Uma Carta de Reclamação

Caro Sr. Cão de Caça,

Saudações, entenda que escrevo esta carta com um sentimento de culpa e desconforto. Como Motivadora, é minha responsabilidade ajudar aqueles que buscam orientação, mas devo admitir que... no momento, estou preocupada e até mesmo assustada.

Tudo começou há dois meses, quando um hóspede chamado Mullich me procurou para pedir ajuda. A princípio, fiquei um pouco surpresa quando esse senhor eloquente me abordou, pois eu não estava em serviço no momento, apenas de passagem. No entanto, ele mencionou educadamente que já havia me visto no trabalho antes, então não duvidei de sua afirmação. Nossa conversa foi agradável, e foi só quando ele se despediu e combinou nosso próximo encontro que percebi que eu havia participado de uma consulta não oficial.

Durante nosso segundo encontro, nós nos pusemos a discutir a "condição" dele. No entanto, o cavalheiro revelou de repente que, na verdade, tinha uma doença incurável e, por isso, havia sido rejeitado pela família, buscando asilo somente no Mundonírico. Eu só pude sentir compaixão por aquele cavalheiro tão refinado ter resistido a tantas dificuldades. Ofereci toda a orientação e conforto que pude. Nossas conversas se estenderam pela tarde, e depois ele revelou ter um grau elevado de esquizofrenia paranoide.

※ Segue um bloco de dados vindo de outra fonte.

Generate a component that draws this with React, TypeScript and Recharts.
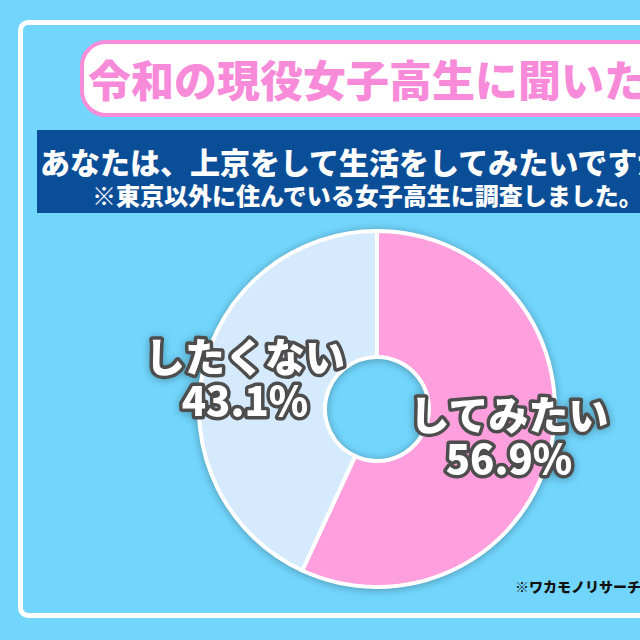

A partir do terceiro encontro, nossas discussões começaram a tomar tangentes, e surgiu o assunto de "amigos". Pelas nossas conversas anteriores, eu sabia que o cavalheiro vinha de uma família abastada e havia desfrutado de uma carreira e uma vida de sucesso antes da doença. Contudo, ele dizia nunca ter tido nenhum amigo. Minha curiosidade me fez tomar essa informação como ponto de partida para descobrir mais sobre a condição dele com perguntas discretas, e ele me surpreendeu ao responder, aparentemente mais que disposto a contar suas histórias. Começou a relembrar sua infância infeliz, marcada pelo pai frio e rigoroso, a mãe hesitante e convidados falsos e bajuladores. Descreveu sentimentos de solidão e desamparo, explicando como desenvolveu uma nova personalidade para obter companhia.

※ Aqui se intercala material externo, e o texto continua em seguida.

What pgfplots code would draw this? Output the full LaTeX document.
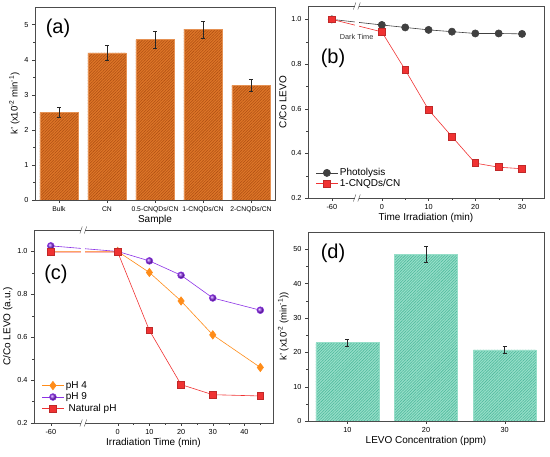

A essa altura, ficou evidente que o cavalheiro, de fato, sofria com uma percepção delirante, embora não fosse exatamente esquizofrenia, como dito antes. Parece que ele intencionalmente confundia alguns aspectos de conceitos como "esquizofrenia" e "transtorno dissociativo de identidade" para dar credibilidade e coerência à própria narrativa. Eu acompanhei o raciocínio dele, que parecia se divertir ao descrever a força e a coragem de seu suposto "outro eu" (aqui chamado "W") e como se servira dele como único guia e companheiro. No fim daquele dia, ele já manifestava um nível considerável de confiança e intimidade comigo, enfatizando sempre que W me estimaria tanto quanto ele.

Continuamos conversando com frequência, geralmente uma vez por semana. Aos poucos, porém, eu percebi que o cavalheiro vinha parecendo projetar seus sentimentos em mim, me vendo como uma figura materna, uma "anima" atenciosa e amorosa sempre ao seu lado. Sem dúvida, tal desdobramento passou dos limites entre convidado e motivadora.

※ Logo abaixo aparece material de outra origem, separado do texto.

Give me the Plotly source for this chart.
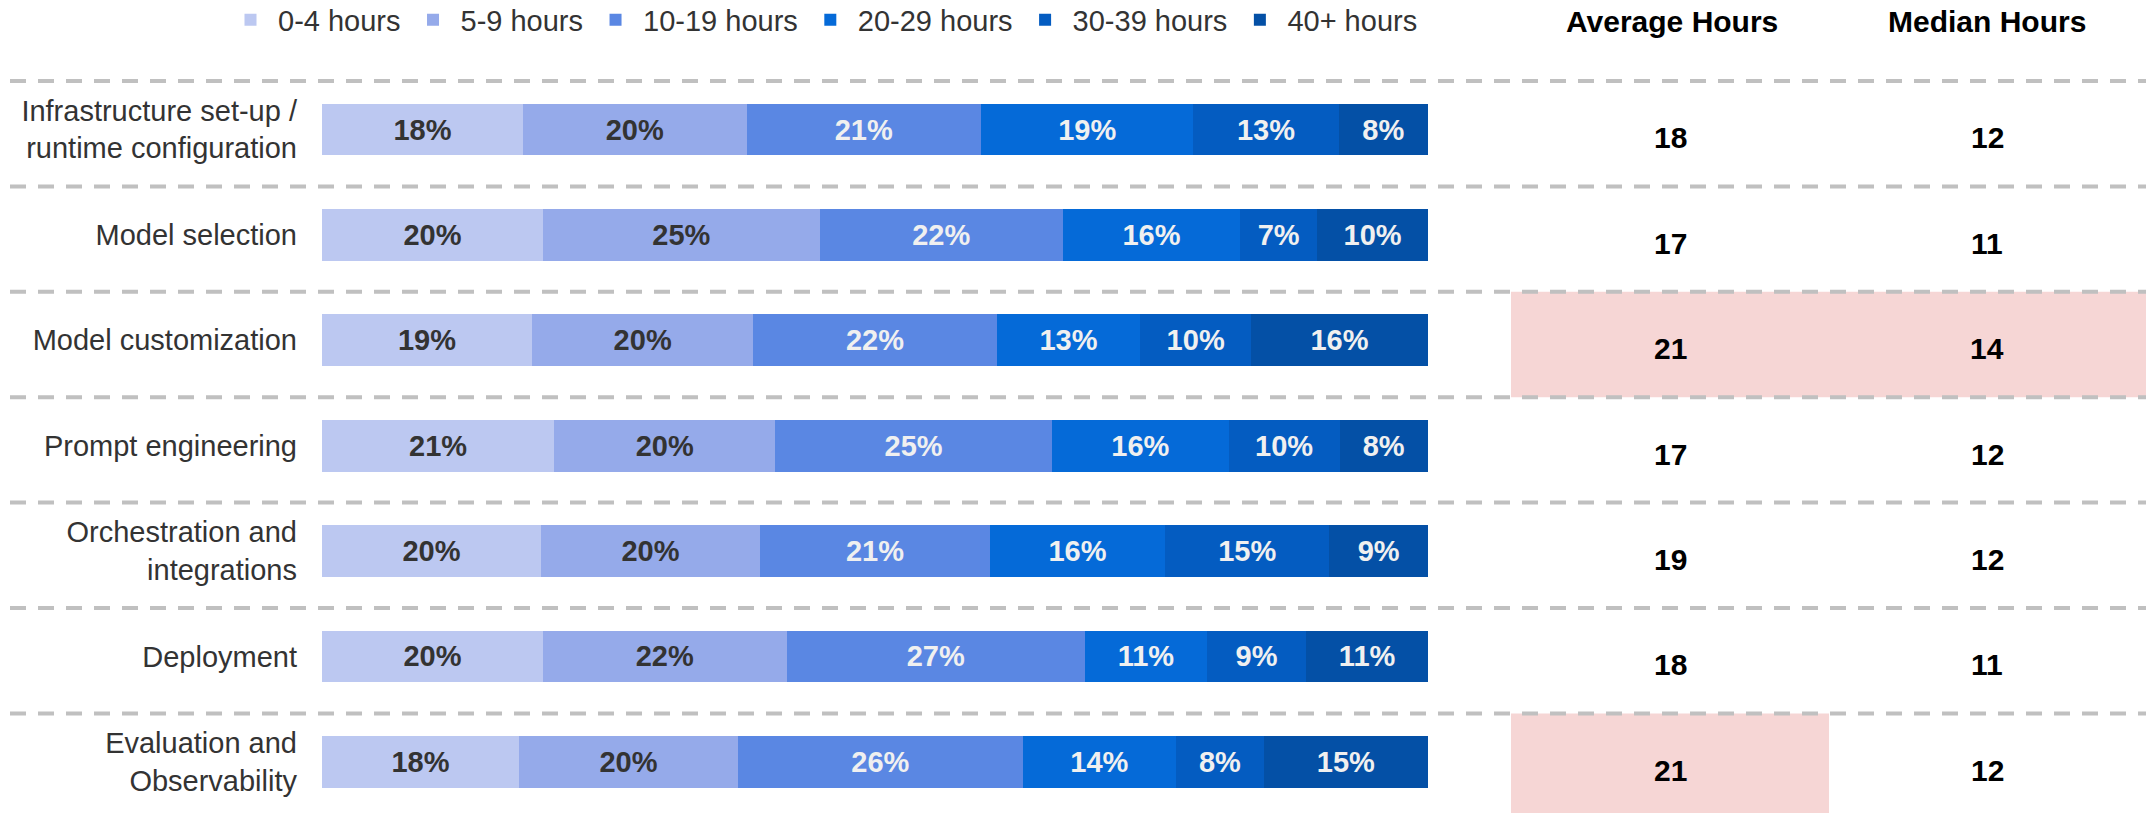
import plotly.graph_objects as go

categories = [
    "Infrastructure set-up /<br>runtime configuration",
    "Model selection",
    "Model customization",
    "Prompt engineering",
    "Orchestration and<br>integrations",
    "Deployment",
    "Evaluation and<br>Observability",
]
series_names = ["0-4 hours", "5-9 hours", "10-19 hours", "20-29 hours", "30-39 hours", "40+ hours"]
h_0_4 = [18, 20, 19, 21, 20, 20, 18]
h_5_9 = [20, 25, 20, 20, 20, 22, 20]
h_10_19 = [21, 22, 22, 25, 21, 27, 26]
h_20_29 = [19, 16, 13, 16, 16, 11, 14]
h_30_39 = [13, 7, 10, 10, 15, 9, 8]
h_40_plus = [8, 10, 16, 8, 9, 11, 15]
average_hours = [18, 17, 21, 17, 19, 18, 21]
median_hours = [12, 11, 14, 12, 12, 11, 12]
highlight_avg = [False, False, True, False, False, False, True]
highlight_med = [False, False, True, False, False, False, False]

colors = ["#BCC8F1", "#95AAEA", "#5A87E3", "#056AD8", "#045CC1", "#0450A6"]
text_colors = ["#333333", "#333333", "#F0F0F0", "#F0F0F0", "#F0F0F0", "#F0F0F0"]

series = [h_0_4, h_5_9, h_10_19, h_20_29, h_30_39, h_40_plus]
row_sums = [sum(s[i] for s in series) for i in range(len(categories))]

FONT = "Liberation Sans, Arial, sans-serif"
fig = go.Figure()
for name, vals, col, tcol in zip(series_names, series, colors, text_colors):
    fig.add_trace(go.Bar(
        y=categories,
        x=[v / row_sums[i] * 100 for i, v in enumerate(vals)],
        text=[f"{v}%" for v in vals],
        textposition="inside",
        insidetextanchor="middle",
        textangle=0,
        textfont=dict(family=FONT, size=29, color=tcol, weight="bold"),
        orientation="h",
        name=name,
        width=0.49,
        marker=dict(color=col, line=dict(width=0)),
        hoverinfo="skip",
    ))

top_idx = -1.2287
bot_idx = 6.485
shapes = []
# highlight boxes (below)
for i in range(len(categories)):
    y0 = i - 0.46
    y1 = i + 0.54 if i < len(categories) - 1 else bot_idx + 0.5
    if highlight_avg[i]:
        shapes.append(dict(type="rect", xref="paper", yref="y", x0=1511 / 2146,
                           x1=(1829 / 2146 if not highlight_med[i] else 1.0),
                           y0=y0, y1=y1, fillcolor="#F6D6D5", line=dict(width=0), layer="below"))
# dashed separators
for i in range(len(categories)):
    shapes.append(dict(type="line", xref="paper", yref="y", x0=10 / 2146, x1=1.0,
                       y0=i - 0.46, y1=i - 0.46,
                       line=dict(color="#C0C0C0", width=4, dash="16px,12px"), layer="above"))

AVG_X = 1670 / 2146
MED_X = 1987 / 2146
annotations = []
for i in range(len(categories)):
    annotations.append(dict(xref="paper", yref="y", x=AVG_X, y=i + 0.08, xanchor="center",
                            yanchor="middle", text=f"<b>{average_hours[i]}</b>", showarrow=False,
                            font=dict(family=FONT, size=30, color="#000000")))
    annotations.append(dict(xref="paper", yref="y", x=MED_X, y=i + 0.08, xanchor="center",
                            yanchor="middle", text=f"<b>{median_hours[i]}</b>", showarrow=False,
                            font=dict(family=FONT, size=30, color="#000000")))
annotations.append(dict(xref="paper", yref="paper", x=1672 / 2146, y=1 - 22 / 813,
                        xanchor="center", yanchor="middle", text="<b>Average Hours</b>",
                        showarrow=False, font=dict(family=FONT, size=30, color="#000000")))
annotations.append(dict(xref="paper", yref="paper", x=MED_X, y=1 - 22 / 813,
                        xanchor="center", yanchor="middle", text="<b>Median Hours</b>",
                        showarrow=False, font=dict(family=FONT, size=30, color="#000000")))

fig.update_layout(
    width=2146, height=813,
    margin=dict(l=0, r=0, t=0, b=0, autoexpand=False),
    barmode="stack",
    plot_bgcolor="white", paper_bgcolor="white",
    shapes=shapes,
    annotations=annotations,
    uniformtext=dict(minsize=29, mode="show"),
    legend=dict(orientation="h", x=223 / 2146, y=1.007, xanchor="left", yanchor="top",
                font=dict(family=FONT, size=29, color="#333333"),
                traceorder="normal", itemwidth=45, bgcolor="rgba(0,0,0,0)"),
    xaxis=dict(domain=[322 / 2146, 1428 / 2146], range=[0, 100], visible=False, fixedrange=True),
    yaxis=dict(type="category", categoryorder="array", categoryarray=categories,
               range=[bot_idx, top_idx], domain=[0, 1], showgrid=False, zeroline=False,
               showline=False, ticks="", ticklabelstandoff=24, fixedrange=True,
               tickfont=dict(family=FONT, size=29, color="#333333")),
    font=dict(family=FONT),
)

fig.write_html("out.html", config={"displayModeBar": False},
               post_script="document.body.style.margin='0';")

Cuidei da situação tomando as seguintes medidas: primeiro, eu o orientei e guiei com sutileza, mostrando-lhe os riscos associados a uma relação tão dependente. Ele, entretanto, foi hábil em evitar qualquer discussão sobre o assunto. Depois, eu comecei a reduzir ativamente a frequência dos nossos encontros, mas ele continuou aparecendo na hora marcada, com ou sem minha presença. Por fim, minha única escolha foi outra conversa breve com ele para explicar com firmeza minha recusa.

Naquele encontro, ele só olhou para mim sem expressão por um tempo antes de me dar as costas em silêncio, mas não achei que a questão pudesse se resolver com tanta facilidade. Como esperado, poucos dias depois, alguns dos meus outros clientes vieram em busca da minha ajuda, relatando terem sido perseguidos e recebido ameaças por correio, escritas com letras recortadas.

"FIQUE LONGE DA RAN. ELA NÃO PRECISA DE VOCÊ.
—W"

O relato acima detalha o ocorrido. Por enquanto, eu consegui acalmar o cavalheiro perturbado oferecendo um convite para nosso próximo encontro, mas isso é tudo que posso fazer. No fundo, ele não é má pessoa, e eu espero mesmo nos ver libertos dessa situação angustiante em breve.